La «intervención humanitaria» es otra nueva/vieja mentira. Para llevarla a cabo no se acude a la Cruz Roja o a instituciones humanitarias sino a la OTAN. Tan descarnada es la agresión que naciones de primer orden en la Alianza como Alemania, dirigida por una política conservadora, y Turquía, dirigida por un islamista moderado, se han negado a participar en ella.
Algunas almas sensibles como el inefable ministro de Fomento José Blanco han manifestado su orgullo «por defender la vida y la libertad en Libia». Y para defender ambas, se bombardean sus ciudades. Extraña lógica la de este primer tenor en los mítines de fin de semana del PSOE (cuesta trabajo pronunciar sin rubor algunas de las letras de esta vieja sigla). Parece que este pío deseo democrático del gobierno «socialista» es de fecha reciente. Cuando el ejército de Israel arrasó Gaza, nuestro gobierno sólo empleó tibias palabras de crítica.
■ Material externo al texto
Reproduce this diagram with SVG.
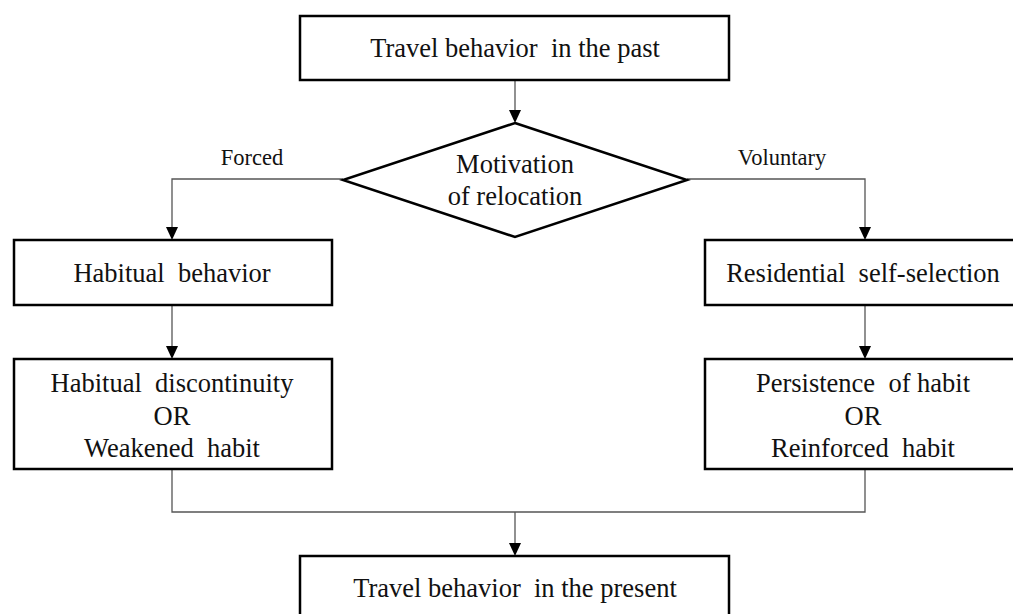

Cuando se produjo el golpe de estado en Honduras, la orden fue mirar y no ver (hasta recibir órdenes al respecto del Departamento de Estado norteamericano, claro). Cuando más recientemente el ejército marroquí destruyó un campamento saharaui provocando cientos de heridos y decenas de muertos, la consigna oficial fue no molestar al rey de Marruecos. Ahora, no, ahora, por el contrario, se trata de subirse al carro victorioso de la OTAN en la que nos metió Felipe González y cuyo timón ha llevado en tiempos difíciles, como la guerra contra Yugoslavia, Javier Solana. Por eso, se las ve tan entusiasmadas con la agresión a Libia a nuestras dos preclaras ministras Trinidad Jiménez y Carmen Chacón.
Platón, filósofo idealista de origen aristocrático, no se chupó el dedo: «Todas las guerras se hacen para ganar dinero», escribió en el Fedón. Creo que una mejor traducción actual, ajustando el griego clásico al vergonzoso mundo en que vivimos, sería ésta: «Todas las guerras de hoy se hacen para robar el petróleo».